DATA EXCERPT:

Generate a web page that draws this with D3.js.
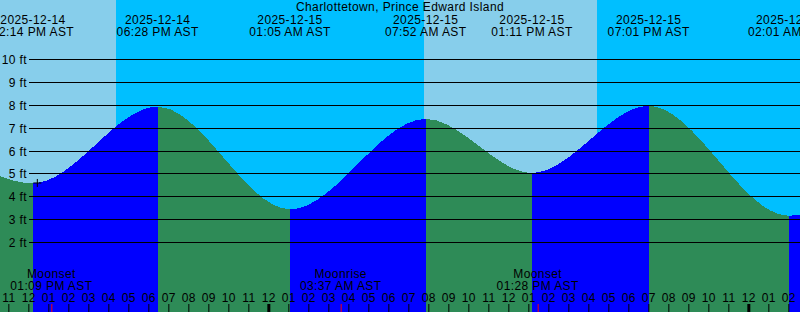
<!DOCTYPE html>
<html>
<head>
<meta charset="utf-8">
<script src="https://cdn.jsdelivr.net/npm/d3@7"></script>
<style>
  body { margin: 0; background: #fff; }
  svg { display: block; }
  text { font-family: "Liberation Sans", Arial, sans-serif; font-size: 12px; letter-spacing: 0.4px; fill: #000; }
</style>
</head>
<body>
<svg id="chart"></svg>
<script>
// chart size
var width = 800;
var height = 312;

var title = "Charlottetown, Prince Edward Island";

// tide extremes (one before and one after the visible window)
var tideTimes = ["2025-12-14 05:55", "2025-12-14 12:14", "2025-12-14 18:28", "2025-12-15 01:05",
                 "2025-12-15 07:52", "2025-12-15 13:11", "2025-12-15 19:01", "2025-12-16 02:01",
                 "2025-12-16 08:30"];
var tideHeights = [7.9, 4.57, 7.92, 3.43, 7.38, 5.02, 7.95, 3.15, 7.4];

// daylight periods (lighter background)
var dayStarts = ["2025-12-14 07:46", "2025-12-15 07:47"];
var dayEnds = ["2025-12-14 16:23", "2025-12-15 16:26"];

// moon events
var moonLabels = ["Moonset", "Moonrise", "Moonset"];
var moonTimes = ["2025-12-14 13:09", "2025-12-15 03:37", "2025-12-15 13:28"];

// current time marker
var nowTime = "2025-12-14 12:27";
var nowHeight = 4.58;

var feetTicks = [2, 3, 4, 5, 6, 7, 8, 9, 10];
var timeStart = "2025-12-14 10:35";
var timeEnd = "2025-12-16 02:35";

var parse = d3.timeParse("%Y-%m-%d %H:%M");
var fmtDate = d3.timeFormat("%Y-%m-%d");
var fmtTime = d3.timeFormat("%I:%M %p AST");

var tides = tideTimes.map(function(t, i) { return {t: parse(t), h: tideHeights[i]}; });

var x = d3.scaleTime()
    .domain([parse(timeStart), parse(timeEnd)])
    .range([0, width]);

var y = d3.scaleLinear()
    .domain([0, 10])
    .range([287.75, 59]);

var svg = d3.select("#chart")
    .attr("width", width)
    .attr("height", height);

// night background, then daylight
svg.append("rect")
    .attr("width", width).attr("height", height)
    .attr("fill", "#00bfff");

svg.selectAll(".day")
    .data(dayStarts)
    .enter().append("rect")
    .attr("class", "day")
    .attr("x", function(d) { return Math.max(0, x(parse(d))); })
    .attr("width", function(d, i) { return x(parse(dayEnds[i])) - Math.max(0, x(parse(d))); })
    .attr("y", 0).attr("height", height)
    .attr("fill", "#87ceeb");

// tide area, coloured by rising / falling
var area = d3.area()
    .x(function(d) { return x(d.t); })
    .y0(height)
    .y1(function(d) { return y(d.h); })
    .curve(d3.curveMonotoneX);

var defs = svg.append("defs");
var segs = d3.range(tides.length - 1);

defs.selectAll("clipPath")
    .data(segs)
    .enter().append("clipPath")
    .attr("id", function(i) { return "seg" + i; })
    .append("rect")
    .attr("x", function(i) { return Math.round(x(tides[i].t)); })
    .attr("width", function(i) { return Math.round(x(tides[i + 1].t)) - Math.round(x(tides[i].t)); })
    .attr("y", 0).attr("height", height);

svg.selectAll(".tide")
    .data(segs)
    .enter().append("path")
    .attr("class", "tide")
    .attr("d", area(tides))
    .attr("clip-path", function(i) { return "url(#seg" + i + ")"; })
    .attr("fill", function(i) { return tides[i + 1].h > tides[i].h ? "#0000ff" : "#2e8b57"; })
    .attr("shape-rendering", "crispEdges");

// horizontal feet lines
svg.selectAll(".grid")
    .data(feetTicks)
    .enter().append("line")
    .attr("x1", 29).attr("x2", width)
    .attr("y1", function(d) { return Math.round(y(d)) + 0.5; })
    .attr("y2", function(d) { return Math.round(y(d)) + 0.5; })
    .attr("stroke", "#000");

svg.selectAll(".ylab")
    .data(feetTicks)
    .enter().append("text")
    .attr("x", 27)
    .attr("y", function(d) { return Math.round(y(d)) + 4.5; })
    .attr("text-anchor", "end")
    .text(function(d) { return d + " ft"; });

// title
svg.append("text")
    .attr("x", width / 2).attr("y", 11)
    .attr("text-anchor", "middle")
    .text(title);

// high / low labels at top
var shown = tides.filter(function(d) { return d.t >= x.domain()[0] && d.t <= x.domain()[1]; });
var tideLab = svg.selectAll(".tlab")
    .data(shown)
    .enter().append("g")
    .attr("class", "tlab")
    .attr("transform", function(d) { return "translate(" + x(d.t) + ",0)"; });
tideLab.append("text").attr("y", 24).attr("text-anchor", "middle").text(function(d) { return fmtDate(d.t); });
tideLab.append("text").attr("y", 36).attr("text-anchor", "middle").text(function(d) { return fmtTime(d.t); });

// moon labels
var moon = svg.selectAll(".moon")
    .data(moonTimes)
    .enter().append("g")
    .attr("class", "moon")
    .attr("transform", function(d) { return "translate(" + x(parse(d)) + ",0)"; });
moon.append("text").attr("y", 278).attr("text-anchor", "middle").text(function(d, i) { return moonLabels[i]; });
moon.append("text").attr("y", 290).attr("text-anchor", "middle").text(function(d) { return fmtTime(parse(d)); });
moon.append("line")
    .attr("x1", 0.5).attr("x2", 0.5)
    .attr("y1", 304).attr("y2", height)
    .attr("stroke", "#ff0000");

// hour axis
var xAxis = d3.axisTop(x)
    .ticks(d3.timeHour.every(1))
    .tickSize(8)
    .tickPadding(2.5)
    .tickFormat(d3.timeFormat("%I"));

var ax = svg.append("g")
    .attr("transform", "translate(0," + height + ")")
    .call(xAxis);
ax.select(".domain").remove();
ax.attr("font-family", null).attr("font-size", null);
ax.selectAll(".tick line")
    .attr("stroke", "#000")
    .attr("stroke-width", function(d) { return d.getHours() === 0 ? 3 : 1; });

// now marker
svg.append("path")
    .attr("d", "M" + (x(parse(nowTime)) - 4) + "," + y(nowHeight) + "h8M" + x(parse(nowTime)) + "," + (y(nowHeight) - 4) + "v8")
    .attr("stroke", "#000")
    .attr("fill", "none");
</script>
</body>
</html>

WRITTEN EXERCISE:
Write out the listing above exactly as it stands, pictures excluded.

EXERCISE RESPONSE:
Generate a web page that draws this with D3.js.
<!DOCTYPE html>
<html>
<head>
<meta charset="utf-8">
<script src="https://cdn.jsdelivr.net/npm/d3@7"></script>
<style>
  body { margin: 0; background: #fff; }
  svg { display: block; }
  text { font-family: "Liberation Sans", Arial, sans-serif; font-size: 12px; letter-spacing: 0.4px; fill: #000; }
</style>
</head>
<body>
<svg id="chart"></svg>
<script>
// chart size
var width = 800;
var height = 312;

var title = "Charlottetown, Prince Edward Island";

// tide extremes (one before and one after the visible window)
var tideTimes = ["2025-12-14 05:55", "2025-12-14 12:14", "2025-12-14 18:28", "2025-12-15 01:05",
                 "2025-12-15 07:52", "2025-12-15 13:11", "2025-12-15 19:01", "2025-12-16 02:01",
                 "2025-12-16 08:30"];
var tideHeights = [7.9, 4.57, 7.92, 3.43, 7.38, 5.02, 7.95, 3.15, 7.4];

// daylight periods (lighter background)
var dayStarts = ["2025-12-14 07:46", "2025-12-15 07:47"];
var dayEnds = ["2025-12-14 16:23", "2025-12-15 16:26"];

// moon events
var moonLabels = ["Moonset", "Moonrise", "Moonset"];
var moonTimes = ["2025-12-14 13:09", "2025-12-15 03:37", "2025-12-15 13:28"];

// current time marker
var nowTime = "2025-12-14 12:27";
var nowHeight = 4.58;

var feetTicks = [2, 3, 4, 5, 6, 7, 8, 9, 10];
var timeStart = "2025-12-14 10:35";
var timeEnd = "2025-12-16 02:35";

var parse = d3.timeParse("%Y-%m-%d %H:%M");
var fmtDate = d3.timeFormat("%Y-%m-%d");
var fmtTime = d3.timeFormat("%I:%M %p AST");

var tides = tideTimes.map(function(t, i) { return {t: parse(t), h: tideHeights[i]}; });

var x = d3.scaleTime()
    .domain([parse(timeStart), parse(timeEnd)])
    .range([0, width]);

var y = d3.scaleLinear()
    .domain([0, 10])
    .range([287.75, 59]);

var svg = d3.select("#chart")
    .attr("width", width)
    .attr("height", height);

// night background, then daylight
svg.append("rect")
    .attr("width", width).attr("height", height)
    .attr("fill", "#00bfff");

svg.selectAll(".day")
    .data(dayStarts)
    .enter().append("rect")
    .attr("class", "day")
    .attr("x", function(d) { return Math.max(0, x(parse(d))); })
    .attr("width", function(d, i) { return x(parse(dayEnds[i])) - Math.max(0, x(parse(d))); })
    .attr("y", 0).attr("height", height)
    .attr("fill", "#87ceeb");

// tide area, coloured by rising / falling
var area = d3.area()
    .x(function(d) { return x(d.t); })
    .y0(height)
    .y1(function(d) { return y(d.h); })
    .curve(d3.curveMonotoneX);

var defs = svg.append("defs");
var segs = d3.range(tides.length - 1);

defs.selectAll("clipPath")
    .data(segs)
    .enter().append("clipPath")
    .attr("id", function(i) { return "seg" + i; })
    .append("rect")
    .attr("x", function(i) { return Math.round(x(tides[i].t)); })
    .attr("width", function(i) { return Math.round(x(tides[i + 1].t)) - Math.round(x(tides[i].t)); })
    .attr("y", 0).attr("height", height);

svg.selectAll(".tide")
    .data(segs)
    .enter().append("path")
    .attr("class", "tide")
    .attr("d", area(tides))
    .attr("clip-path", function(i) { return "url(#seg" + i + ")"; })
    .attr("fill", function(i) { return tides[i + 1].h > tides[i].h ? "#0000ff" : "#2e8b57"; })
    .attr("shape-rendering", "crispEdges");

// horizontal feet lines
svg.selectAll(".grid")
    .data(feetTicks)
    .enter().append("line")
    .attr("x1", 29).attr("x2", width)
    .attr("y1", function(d) { return Math.round(y(d)) + 0.5; })
    .attr("y2", function(d) { return Math.round(y(d)) + 0.5; })
    .attr("stroke", "#000");

svg.selectAll(".ylab")
    .data(feetTicks)
    .enter().append("text")
    .attr("x", 27)
    .attr("y", function(d) { return Math.round(y(d)) + 4.5; })
    .attr("text-anchor", "end")
    .text(function(d) { return d + " ft"; });

// title
svg.append("text")
    .attr("x", width / 2).attr("y", 11)
    .attr("text-anchor", "middle")
    .text(title);

// high / low labels at top
var shown = tides.filter(function(d) { return d.t >= x.domain()[0] && d.t <= x.domain()[1]; });
var tideLab = svg.selectAll(".tlab")
    .data(shown)
    .enter().append("g")
    .attr("class", "tlab")
    .attr("transform", function(d) { return "translate(" + x(d.t) + ",0)"; });
tideLab.append("text").attr("y", 24).attr("text-anchor", "middle").text(function(d) { return fmtDate(d.t); });
tideLab.append("text").attr("y", 36).attr("text-anchor", "middle").text(function(d) { return fmtTime(d.t); });

// moon labels
var moon = svg.selectAll(".moon")
    .data(moonTimes)
    .enter().append("g")
    .attr("class", "moon")
    .attr("transform", function(d) { return "translate(" + x(parse(d)) + ",0)"; });
moon.append("text").attr("y", 278).attr("text-anchor", "middle").text(function(d, i) { return moonLabels[i]; });
moon.append("text").attr("y", 290).attr("text-anchor", "middle").text(function(d) { return fmtTime(parse(d)); });
moon.append("line")
    .attr("x1", 0.5).attr("x2", 0.5)
    .attr("y1", 304).attr("y2", height)
    .attr("stroke", "#ff0000");

// hour axis
var xAxis = d3.axisTop(x)
    .ticks(d3.timeHour.every(1))
    .tickSize(8)
    .tickPadding(2.5)
    .tickFormat(d3.timeFormat("%I"));

var ax = svg.append("g")
    .attr("transform", "translate(0," + height + ")")
    .call(xAxis);
ax.select(".domain").remove();
ax.attr("font-family", null).attr("font-size", null);
ax.selectAll(".tick line")
    .attr("stroke", "#000")
    .attr("stroke-width", function(d) { return d.getHours() === 0 ? 3 : 1; });

// now marker
svg.append("path")
    .attr("d", "M" + (x(parse(nowTime)) - 4) + "," + y(nowHeight) + "h8M" + x(parse(nowTime)) + "," + (y(nowHeight) - 4) + "v8")
    .attr("stroke", "#000")
    .attr("fill", "none");
</script>
</body>
</html>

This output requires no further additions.